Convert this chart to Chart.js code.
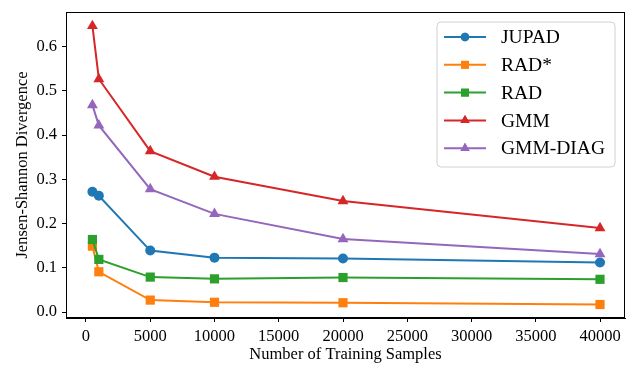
<!DOCTYPE html>
<html>
<head>
<meta charset="utf-8">
<script src="https://cdn.jsdelivr.net/npm/chart.js@4"></script>
<style>
  body { margin: 0; background: #fff; }
  #wrap { width: 640px; height: 365px; position: relative; }
</style>
</head>
<body>
<div id="wrap"><canvas id="chart"></canvas></div>
<script>
var samples = [500, 1000, 5000, 10000, 20000, 40000];
var seriesNames = ["JUPAD", "RAD*", "RAD", "GMM", "GMM-DIAG"];
var jupad = [0.272, 0.263, 0.139, 0.123, 0.121, 0.112];
var radStar = [0.149, 0.091, 0.027, 0.022, 0.021, 0.017];
var rad = [0.164, 0.119, 0.079, 0.075, 0.078, 0.074];
var gmm = [0.647, 0.527, 0.364, 0.306, 0.251, 0.190];
var gmmDiag = [0.468, 0.422, 0.278, 0.222, 0.165, 0.131];
var xTicks = [0, 5000, 10000, 15000, 20000, 25000, 30000, 35000, 40000];
var yTicks = [0.0, 0.1, 0.2, 0.3, 0.4, 0.5, 0.6];

var colors = ["#1f77b4", "#ff7f0e", "#2ca02c", "#d62728", "#9467bd"];
var shapes = ["circle", "rect", "rect", "triangle", "triangle"];
var radii = [5, 6.5, 6.5, 6.3, 6.3];
var allValues = [jupad, radStar, rad, gmm, gmmDiag];
var FONT = "'Liberation Serif', 'Times New Roman', serif";

function pts(vals) {
  return samples.map(function (x, i) { return { x: x, y: vals[i] }; });
}

var datasets = allValues.map(function (vals, i) {
  return {
    label: seriesNames[i],
    data: pts(vals),
    borderColor: colors[i],
    backgroundColor: colors[i],
    pointStyle: shapes[i],
    pointRadius: radii[i],
    pointBorderWidth: 0,
    borderWidth: 2,
    order: 5 - i
  };
});

// frame around the plot + legend in the upper right, like matplotlib
var framePlugin = {
  id: "frame",
  afterDatasetsDraw: function (chart) {
    var a = chart.chartArea, ctx = chart.ctx;
    ctx.save();
    ctx.strokeStyle = "#000";
    ctx.lineWidth = 1;
    ctx.strokeRect(a.left + 0.5, a.top + 0.5, a.right - a.left - 1, a.bottom - a.top - 1);

    // legend box
    var bx = 437, by = 22, bw = 178, bh = 145, r = 4;
    ctx.beginPath();
    ctx.moveTo(bx + r, by);
    ctx.arcTo(bx + bw, by, bx + bw, by + bh, r);
    ctx.arcTo(bx + bw, by + bh, bx, by + bh, r);
    ctx.arcTo(bx, by + bh, bx, by, r);
    ctx.arcTo(bx, by, bx + bw, by, r);
    ctx.closePath();
    ctx.fillStyle = "rgba(255,255,255,0.8)";
    ctx.fill();
    ctx.strokeStyle = "#d0d0d0";
    ctx.stroke();

    ctx.font = "19.5px " + FONT;
    ctx.textBaseline = "middle";
    seriesNames.forEach(function (name, i) {
      var y = 37 + i * 27.8;
      ctx.strokeStyle = colors[i];
      ctx.lineWidth = 2;
      ctx.beginPath();
      ctx.moveTo(444, y);
      ctx.lineTo(486, y);
      ctx.stroke();
      ctx.fillStyle = colors[i];
      Chart.helpers.drawPoint(ctx, { pointStyle: shapes[i], radius: radii[i] * 0.85, borderWidth: 0 }, 465, y);
      ctx.fill();
      ctx.fillStyle = "#000";
      ctx.fillText(name, 501, y + 1);
    });
    ctx.restore();
  }
};

new Chart(document.getElementById("chart"), {
  type: "line",
  data: { datasets: datasets },
  options: {
    responsive: true,
    maintainAspectRatio: false,
    animation: false,
    layout: { padding: { top: 12, right: 15, left: 0, bottom: 0 } },
    plugins: { legend: { display: false }, tooltip: { enabled: false } },
    scales: {
      x: {
        type: "linear",
        min: -1556,
        max: 41945,
        afterBuildTicks: function (s) { s.ticks = xTicks.map(function (v) { return { value: v }; }); },
        afterFit: function (s) { s.height = 47; s.paddingLeft = 0; s.paddingRight = 0; },
        grid: { drawOnChartArea: false, tickLength: 4, color: "#000", tickWidth: 1 },
        border: { display: true, color: "#000" },
        ticks: { color: "#000", font: { family: FONT, size: 16.5 }, padding: 5, maxRotation: 0,
                 callback: function (v) { return String(v); } },
        title: { display: true, text: "Number of Training Samples", color: "#000", font: { family: FONT, size: 16.5 }, padding: { top: 0, bottom: 0 } }
      },
      y: {
        min: -0.0135,
        max: 0.6785,
        afterBuildTicks: function (s) { s.ticks = yTicks.map(function (v) { return { value: v }; }); },
        afterFit: function (s) { s.width = 66; s.paddingTop = 0; s.paddingBottom = 0; },
        grid: { drawOnChartArea: false, tickLength: 4, color: "#000", tickWidth: 1 },
        border: { display: true, color: "#000" },
        ticks: { color: "#000", font: { family: FONT, size: 16.5 }, padding: 5, callback: function (v) { return v.toFixed(1); } },
        title: { display: true, text: "Jensen-Shannon Divergence", color: "#000", font: { family: FONT, size: 16.5 }, padding: { top: 13, bottom: 0 } }
      }
    }
  },
  plugins: [framePlugin]
});
</script>
</body>
</html>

===

WHAT TO PRODUCE: From the material above, reproduce everything verbatim except the pictures.

FINAL RESULT:
Convert this chart to Chart.js code.
<!DOCTYPE html>
<html>
<head>
<meta charset="utf-8">
<script src="https://cdn.jsdelivr.net/npm/chart.js@4"></script>
<style>
  body { margin: 0; background: #fff; }
  #wrap { width: 640px; height: 365px; position: relative; }
</style>
</head>
<body>
<div id="wrap"><canvas id="chart"></canvas></div>
<script>
var samples = [500, 1000, 5000, 10000, 20000, 40000];
var seriesNames = ["JUPAD", "RAD*", "RAD", "GMM", "GMM-DIAG"];
var jupad = [0.272, 0.263, 0.139, 0.123, 0.121, 0.112];
var radStar = [0.149, 0.091, 0.027, 0.022, 0.021, 0.017];
var rad = [0.164, 0.119, 0.079, 0.075, 0.078, 0.074];
var gmm = [0.647, 0.527, 0.364, 0.306, 0.251, 0.190];
var gmmDiag = [0.468, 0.422, 0.278, 0.222, 0.165, 0.131];
var xTicks = [0, 5000, 10000, 15000, 20000, 25000, 30000, 35000, 40000];
var yTicks = [0.0, 0.1, 0.2, 0.3, 0.4, 0.5, 0.6];

var colors = ["#1f77b4", "#ff7f0e", "#2ca02c", "#d62728", "#9467bd"];
var shapes = ["circle", "rect", "rect", "triangle", "triangle"];
var radii = [5, 6.5, 6.5, 6.3, 6.3];
var allValues = [jupad, radStar, rad, gmm, gmmDiag];
var FONT = "'Liberation Serif', 'Times New Roman', serif";

function pts(vals) {
  return samples.map(function (x, i) { return { x: x, y: vals[i] }; });
}

var datasets = allValues.map(function (vals, i) {
  return {
    label: seriesNames[i],
    data: pts(vals),
    borderColor: colors[i],
    backgroundColor: colors[i],
    pointStyle: shapes[i],
    pointRadius: radii[i],
    pointBorderWidth: 0,
    borderWidth: 2,
    order: 5 - i
  };
});

// frame around the plot + legend in the upper right, like matplotlib
var framePlugin = {
  id: "frame",
  afterDatasetsDraw: function (chart) {
    var a = chart.chartArea, ctx = chart.ctx;
    ctx.save();
    ctx.strokeStyle = "#000";
    ctx.lineWidth = 1;
    ctx.strokeRect(a.left + 0.5, a.top + 0.5, a.right - a.left - 1, a.bottom - a.top - 1);

    // legend box
    var bx = 437, by = 22, bw = 178, bh = 145, r = 4;
    ctx.beginPath();
    ctx.moveTo(bx + r, by);
    ctx.arcTo(bx + bw, by, bx + bw, by + bh, r);
    ctx.arcTo(bx + bw, by + bh, bx, by + bh, r);
    ctx.arcTo(bx, by + bh, bx, by, r);
    ctx.arcTo(bx, by, bx + bw, by, r);
    ctx.closePath();
    ctx.fillStyle = "rgba(255,255,255,0.8)";
    ctx.fill();
    ctx.strokeStyle = "#d0d0d0";
    ctx.stroke();

    ctx.font = "19.5px " + FONT;
    ctx.textBaseline = "middle";
    seriesNames.forEach(function (name, i) {
      var y = 37 + i * 27.8;
      ctx.strokeStyle = colors[i];
      ctx.lineWidth = 2;
      ctx.beginPath();
      ctx.moveTo(444, y);
      ctx.lineTo(486, y);
      ctx.stroke();
      ctx.fillStyle = colors[i];
      Chart.helpers.drawPoint(ctx, { pointStyle: shapes[i], radius: radii[i] * 0.85, borderWidth: 0 }, 465, y);
      ctx.fill();
      ctx.fillStyle = "#000";
      ctx.fillText(name, 501, y + 1);
    });
    ctx.restore();
  }
};

new Chart(document.getElementById("chart"), {
  type: "line",
  data: { datasets: datasets },
  options: {
    responsive: true,
    maintainAspectRatio: false,
    animation: false,
    layout: { padding: { top: 12, right: 15, left: 0, bottom: 0 } },
    plugins: { legend: { display: false }, tooltip: { enabled: false } },
    scales: {
      x: {
        type: "linear",
        min: -1556,
        max: 41945,
        afterBuildTicks: function (s) { s.ticks = xTicks.map(function (v) { return { value: v }; }); },
        afterFit: function (s) { s.height = 47; s.paddingLeft = 0; s.paddingRight = 0; },
        grid: { drawOnChartArea: false, tickLength: 4, color: "#000", tickWidth: 1 },
        border: { display: true, color: "#000" },
        ticks: { color: "#000", font: { family: FONT, size: 16.5 }, padding: 5, maxRotation: 0,
                 callback: function (v) { return String(v); } },
        title: { display: true, text: "Number of Training Samples", color: "#000", font: { family: FONT, size: 16.5 }, padding: { top: 0, bottom: 0 } }
      },
      y: {
        min: -0.0135,
        max: 0.6785,
        afterBuildTicks: function (s) { s.ticks = yTicks.map(function (v) { return { value: v }; }); },
        afterFit: function (s) { s.width = 66; s.paddingTop = 0; s.paddingBottom = 0; },
        grid: { drawOnChartArea: false, tickLength: 4, color: "#000", tickWidth: 1 },
        border: { display: true, color: "#000" },
        ticks: { color: "#000", font: { family: FONT, size: 16.5 }, padding: 5, callback: function (v) { return v.toFixed(1); } },
        title: { display: true, text: "Jensen-Shannon Divergence", color: "#000", font: { family: FONT, size: 16.5 }, padding: { top: 13, bottom: 0 } }
      }
    }
  },
  plugins: [framePlugin]
});
</script>
</body>
</html>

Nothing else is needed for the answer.